I enjoyed learning about women ambulance drivers in the Great War, and the gritty side of war from a woman’s perspective was very enlightening. An interesting detail is Lilly’s employment with the WAAC, the Women’s Auxiliary Corps, which was founded to replace men with women in noncombat roles. I would love to read more about the women who volunteered for these roles, and the author adds several suggestions for further reading.
“Edouard had taught her to paint the changing light, to capture a moment and let it go, to remember, always, that nothing is fixed or absolute.”
I received this as an advanced reader copy from St. Martin’s Press for an honest review.
As an avid reader of historical fiction, my thoughts on this book are biased. When I pick up a novel set in a different time period, I want to LIVE in it.
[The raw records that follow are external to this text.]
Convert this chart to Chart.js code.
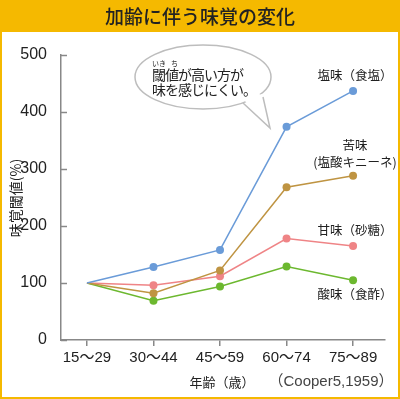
<!DOCTYPE html>
<html>
<head>
<meta charset="utf-8">
<script src="https://cdn.jsdelivr.net/npm/chart.js@4.4.1/dist/chart.umd.min.js"></script>
<style>
html,body{margin:0;padding:0;background:#fff}
#wrap{width:400px;height:399px;position:relative}
</style>
</head>
<body>
<div id="wrap"><canvas id="c"></canvas></div>
<script>
const ages=["15〜29","30〜44","45〜59","60〜74","75〜89"]
const salt=[100,128,158,374,437]
const bitter=[100,82,122,268,288]
const sweet=[100,96,112,178,165]
const sour=[100,69,94,129,105]
const yTicks=[0,100,200,300,400,500]

const jp='"Noto Sans CJK JP", sans-serif'
const num='"Liberation Sans", "Noto Sans CJK JP", sans-serif'

function pts(arr){return arr.map((v,i)=>({x:i,y:v}))}

// first age group is the 100% baseline: no marker there
function line(label,data,color){
return {label:label,data:pts(data),borderColor:color,backgroundColor:color,
borderWidth:1.5,pointRadius:data.map((v,i)=>i===0?0:4),pointBorderWidth:0,tension:0}
}

const deco={
id:"deco",
beforeDraw(chart){
const c=chart.ctx
c.save()
c.fillStyle="#fff"
c.fillRect(0,0,400,399)
c.fillStyle="#f5b900"
c.fillRect(0,0,400,32)
c.strokeStyle="#f5b900"
c.lineWidth=2
c.strokeRect(1,1,398,397)
c.fillStyle="#222"
c.font='500 19px '+jp
c.textAlign="center"
c.textBaseline="middle"
c.fillText("加齢に伴う味覚の変化",200,17)

// speech bubble
c.fillStyle="#fff"
c.strokeStyle="#bdbdbd"
c.lineWidth=1.5
c.beginPath()
c.ellipse(203,77,68,32,0,0,Math.PI*2)
c.fill()
c.stroke()
c.beginPath()
c.moveTo(244,100)
c.lineTo(270,128)
c.lineTo(262,94)
c.closePath()
c.fill()
c.beginPath()
c.moveTo(243,103)
c.lineTo(270,128)
c.lineTo(263,97)
c.stroke()
c.fillStyle="#fff"
c.beginPath()
c.moveTo(245,101)
c.lineTo(262,96)
c.lineTo(258,93)
c.lineTo(243,99)
c.closePath()
c.fill()

c.fillStyle="#222"
c.textAlign="left"
c.font='14px '+jp
c.letterSpacing="-1px"
c.fillText("閾値が高い方が",152,75)
c.fillText("味を感じにくい。",152,90)
c.letterSpacing="0px"
c.font='7px '+jp
c.fillText("いき",152,63)
c.fillText("ち",171,63)
c.restore()
},
afterDatasetsDraw(chart){
const c=chart.ctx
const y=chart.scales.y
const x0=chart.chartArea.left
c.save()
c.strokeStyle="#888"
c.lineWidth=1.5
yTicks.forEach(v=>{
const py=Math.round(y.getPixelForValue(v))+0.5
c.beginPath()
c.moveTo(x0,py)
c.lineTo(x0+6,py)
c.stroke()
})
c.fillStyle="#222"
c.textAlign="center"
c.textBaseline="middle"
c.font='12.5px '+jp
c.fillText("塩味（食塩）",355,75)
c.fillText("苦味",355,145)
c.fillText("甘味（砂糖）",355,230)
c.fillText("酸味（食酢）",355,294)
c.font='12.5px '+jp
c.fillText("(塩酸キニーネ)",355,162)
c.font='13px '+jp
c.fillText("年齢（歳）",222,382)
c.fillStyle="#444"
c.font='15px '+num
c.fillText("（Cooper5,1959）",331,382)
c.fillStyle="#222"
c.translate(16,198)
c.rotate(-Math.PI/2)
c.font='14px '+jp
c.fillText("味覚閾値(%)",0,0)
c.restore()
}
}

new Chart(document.getElementById("c"),{
type:"line",
data:{datasets:[
line("塩味（食塩）",salt,"#6a9bd8"),
line("苦味（塩酸キニーネ）",bitter,"#bf9442"),
line("甘味（砂糖）",sweet,"#ef8486"),
line("酸味（食酢）",sour,"#6cb82f")
]},
options:{
responsive:true,
maintainAspectRatio:false,
animation:false,
layout:{padding:{top:55,right:15,left:0,bottom:0}},
plugins:{legend:{display:false},tooltip:{enabled:false}},
scales:{
x:{
type:"linear",
min:-0.39,max:4.48,
afterBuildTicks(s){s.ticks=ages.map((a,i)=>({value:i}))},
afterFit(s){s.height=59},
grid:{display:true,drawOnChartArea:false,drawTicks:true,tickLength:6,color:"#888",lineWidth:1.5},
border:{display:true,color:"#888",width:1.5},
ticks:{padding:3,color:"#222",font:{family:num,size:15},maxRotation:0,
callback:v=>ages[v]}
},
y:{
min:0,max:500,
afterBuildTicks(s){s.ticks=yTicks.map(v=>({value:v}))},
afterFit(s){s.width=61},
grid:{display:false},
border:{display:true,color:"#888",width:1.5},
ticks:{padding:6,color:"#222",font:{family:num,size:16}}
}
}
},
plugins:[deco]
})
</script>
</body>
</html>
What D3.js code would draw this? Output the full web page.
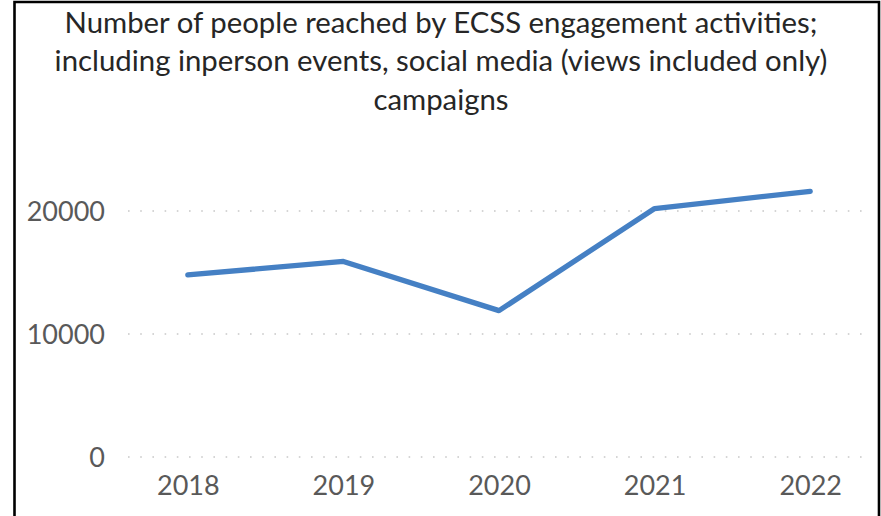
<!DOCTYPE html>
<html>
<head>
<meta charset="utf-8">
<script src="https://cdn.jsdelivr.net/npm/d3@7"></script>
<style>
  html, body { margin: 0; padding: 0; background: #fff; }
  svg { display: block; }
</style>
</head>
<body>
<svg id="chart" width="881" height="516"></svg>
<script>
const years = ["2018", "2019", "2020", "2021", "2022"];
const reached = [14800, 15900, 11900, 20200, 21600];
const yTicks = [0, 10000, 20000];
const titleLines = [
  "Number of people reached by ECSS engagement activities;",
  "including inperson events, social media (views included only)",
  "campaigns"
];

(function () {
const W = 881, H = 516;
const svg = d3.select("#chart");
const FONT = "Lato, 'Open Sans', sans-serif";

svg.append("rect").attr("width", W).attr("height", H).attr("fill", "#fff");

// plot area
const pLeft = 110, pRight = 888, pBottom = 457;
const x = d3.scalePoint().domain(years).range([pLeft, pRight]).padding(0.5);
const y = d3.scaleLinear().domain([0, 25000]).range([pBottom, pBottom - 2.5 * 123]);

// gridlines
const grid = svg.append("g");
grid.selectAll("line").data(yTicks).join("line")
  .attr("x1", 128).attr("x2", 864)
  .attr("y1", d => y(d)).attr("y2", d => y(d))
  .attr("stroke", "#c8c8c8").attr("stroke-width", 1.6)
  .attr("stroke-dasharray", "1.6,10.6").attr("stroke-linecap", "butt");

// y axis labels
const yAxis = d3.axisLeft(y).tickValues(yTicks).tickSize(0).tickPadding(0).tickFormat(d3.format("d"));
const ya = svg.append("g").attr("transform", "translate(105,0)").call(yAxis);
ya.select(".domain").remove();
ya.selectAll("text").attr("font-family", FONT).attr("font-size", 27).attr("fill", "#595959")
  .attr("dy", "0.36em");

// x axis labels
const xAxis = d3.axisBottom(x).tickSize(0).tickPadding(0);
const xa = svg.append("g").attr("transform", `translate(0,${pBottom})`).call(xAxis);
xa.select(".domain").remove();
xa.selectAll("text").attr("font-family", FONT).attr("font-size", 27).attr("fill", "#595959")
  .attr("dy", "1.4em");

// line
const line = d3.line().x((d, i) => x(years[i])).y(d => y(d));
svg.append("path").datum(reached)
  .attr("d", line)
  .attr("fill", "none")
  .attr("stroke", "#4580c4")
  .attr("stroke-width", 5.3)
  .attr("stroke-linejoin", "round")
  .attr("stroke-linecap", "round");

// title
const tg = svg.append("g");
const tBase = [33, 71, 110];
tg.selectAll("text").data(titleLines).join("text")
  .attr("x", 441).attr("y", (d, i) => tBase[i])
  .attr("text-anchor", "middle")
  .attr("font-family", FONT).attr("font-size", 26)
  .attr("fill", "#262626")
  .text(d => d);
const t2 = tg.selectAll("text").nodes()[1];
const w2 = t2.getComputedTextLength();
const fs = 26 * 773 / w2;
tg.selectAll("text").attr("font-size", fs);

// border
svg.append("path")
  .attr("d", `M14.5,${H + 5} L14.5,2 L879,2 L879,${H + 5}`)
  .attr("fill", "none").attr("stroke", "#000").attr("stroke-width", 2.6);
})();
</script>
</body>
</html>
I want to hear the sounds, see the sights, and literally step into the time period I’m reading. What are they wearing? What are they eating, and drinking? What is it like to walk through the streets? This book fell flat in that regard which led me to become disinterested in the story. If you like a complicated love story, this is the book for you!
We walk into a complicated family situation set into Parisian society during the Impressionist movement. I do not know a lot about art history, but it’s incorporated into historical romances frequently. We have a few art themes dropped into the story, but I felt the research was lacking on detail. There is love, betrayal, cheating, children, and the all-around classic forbidden romance. The main character is bold, and independent which really appealed to me. She is in love with her brother (not by blood), who runs away in the night for an unknown reason we all find out as the story unfolds. The storyline is easy to follow, but the author does the time skip approach throughout the novel skipping years to keep the story rolling. There is a lot of foreshadowing thrown throughout the novel to keep you on the right track, but at times I just wanted the author to just tell me already!
The family full of drama and twisted love is an interesting story, but I felt it could be set in modern times and nothing would have changed. This reads more as a romance, than any other genre. I hope to see more from this author with a richer sense of history.